### [DIRECTION]
For this exercise, output only the lines between the "Output the Python" line and the "from matplotlib.patches import Rectangle" line, both of them included, and skip all pictures.
+++ PROVIDED DATA +++
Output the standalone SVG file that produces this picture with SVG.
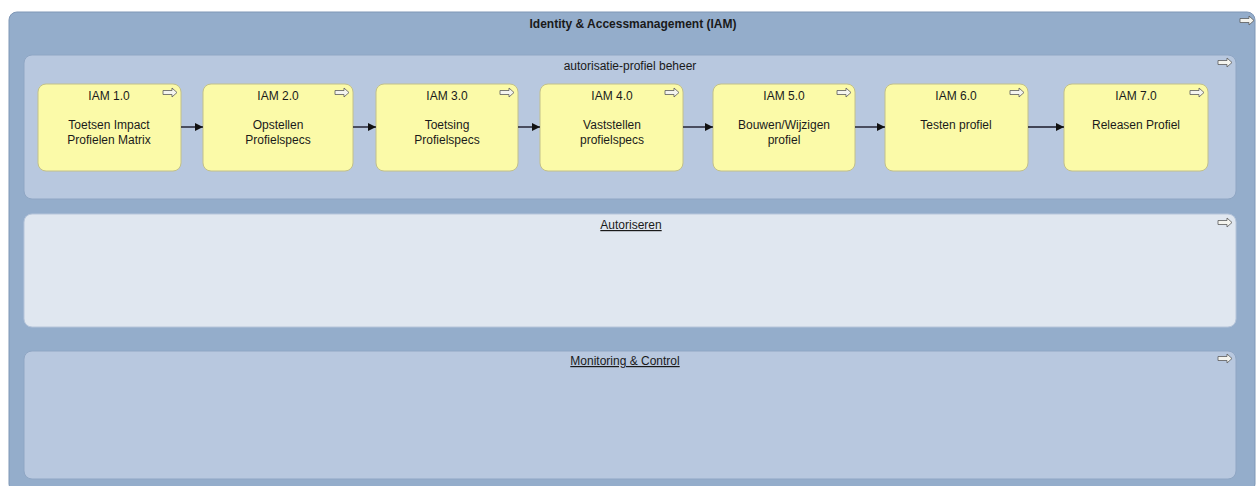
+++
+++ PROVIDED DATA +++
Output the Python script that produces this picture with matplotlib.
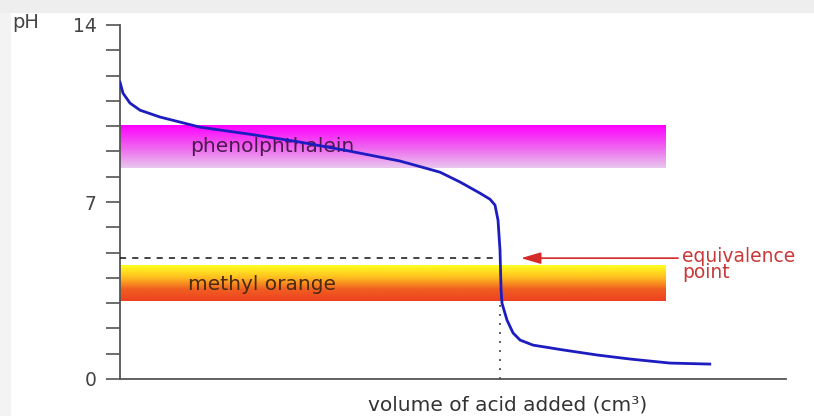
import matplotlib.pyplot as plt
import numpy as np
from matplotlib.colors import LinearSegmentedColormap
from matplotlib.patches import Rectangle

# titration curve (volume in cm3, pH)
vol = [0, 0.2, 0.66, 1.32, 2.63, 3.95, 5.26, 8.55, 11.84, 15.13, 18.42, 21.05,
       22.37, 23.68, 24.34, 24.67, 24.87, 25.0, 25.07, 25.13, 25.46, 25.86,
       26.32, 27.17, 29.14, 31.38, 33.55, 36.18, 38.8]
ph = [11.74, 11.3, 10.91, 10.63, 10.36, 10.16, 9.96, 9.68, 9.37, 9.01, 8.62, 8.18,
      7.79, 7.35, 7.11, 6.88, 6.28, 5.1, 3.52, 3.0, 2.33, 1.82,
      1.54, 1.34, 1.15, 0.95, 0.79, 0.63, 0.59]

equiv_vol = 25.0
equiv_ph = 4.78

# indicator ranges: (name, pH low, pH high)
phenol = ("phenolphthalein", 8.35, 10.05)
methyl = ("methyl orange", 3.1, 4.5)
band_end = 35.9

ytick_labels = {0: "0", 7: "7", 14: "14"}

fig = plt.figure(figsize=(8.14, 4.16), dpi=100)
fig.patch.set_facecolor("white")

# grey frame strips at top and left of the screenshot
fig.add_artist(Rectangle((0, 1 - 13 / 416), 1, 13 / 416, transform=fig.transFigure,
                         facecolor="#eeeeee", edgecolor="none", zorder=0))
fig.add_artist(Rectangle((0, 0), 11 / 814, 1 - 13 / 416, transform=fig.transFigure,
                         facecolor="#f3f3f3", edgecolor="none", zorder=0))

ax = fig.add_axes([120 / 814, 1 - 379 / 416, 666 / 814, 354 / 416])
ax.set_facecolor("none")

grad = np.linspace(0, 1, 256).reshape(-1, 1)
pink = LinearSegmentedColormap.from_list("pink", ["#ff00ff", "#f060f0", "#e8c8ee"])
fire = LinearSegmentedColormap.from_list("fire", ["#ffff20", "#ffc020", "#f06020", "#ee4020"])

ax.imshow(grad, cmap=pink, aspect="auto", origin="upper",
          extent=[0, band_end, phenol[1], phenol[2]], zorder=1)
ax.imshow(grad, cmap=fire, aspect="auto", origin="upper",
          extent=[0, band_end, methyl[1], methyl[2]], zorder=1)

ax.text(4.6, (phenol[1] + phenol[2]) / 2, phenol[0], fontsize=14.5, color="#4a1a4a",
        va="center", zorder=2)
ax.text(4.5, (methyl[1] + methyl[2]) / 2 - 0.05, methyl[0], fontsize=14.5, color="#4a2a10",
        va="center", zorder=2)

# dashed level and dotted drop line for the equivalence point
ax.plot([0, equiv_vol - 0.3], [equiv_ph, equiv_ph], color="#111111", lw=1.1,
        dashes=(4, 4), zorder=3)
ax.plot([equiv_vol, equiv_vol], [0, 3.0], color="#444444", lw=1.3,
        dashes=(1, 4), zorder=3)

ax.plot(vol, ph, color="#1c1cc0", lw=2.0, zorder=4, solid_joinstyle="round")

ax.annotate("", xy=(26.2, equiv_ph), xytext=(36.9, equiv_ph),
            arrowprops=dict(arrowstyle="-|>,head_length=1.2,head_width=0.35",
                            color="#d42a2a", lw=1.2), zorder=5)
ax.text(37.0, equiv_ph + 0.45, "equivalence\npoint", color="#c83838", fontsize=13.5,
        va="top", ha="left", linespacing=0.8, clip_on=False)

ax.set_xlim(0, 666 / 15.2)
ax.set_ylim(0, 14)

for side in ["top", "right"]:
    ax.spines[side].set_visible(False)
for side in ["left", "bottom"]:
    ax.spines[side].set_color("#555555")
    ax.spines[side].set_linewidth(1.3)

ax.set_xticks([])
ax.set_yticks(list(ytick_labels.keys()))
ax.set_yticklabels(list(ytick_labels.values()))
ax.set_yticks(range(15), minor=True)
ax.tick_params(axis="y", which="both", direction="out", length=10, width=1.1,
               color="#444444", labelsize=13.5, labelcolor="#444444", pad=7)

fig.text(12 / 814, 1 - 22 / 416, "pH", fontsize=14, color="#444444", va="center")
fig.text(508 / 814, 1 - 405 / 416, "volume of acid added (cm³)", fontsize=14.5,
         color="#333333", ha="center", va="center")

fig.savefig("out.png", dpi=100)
+++
### [CORRECT RESPONSE]
Output the Python script that produces this picture with matplotlib.
import matplotlib.pyplot as plt
import numpy as np
from matplotlib.colors import LinearSegmentedColormap
from matplotlib.patches import Rectangle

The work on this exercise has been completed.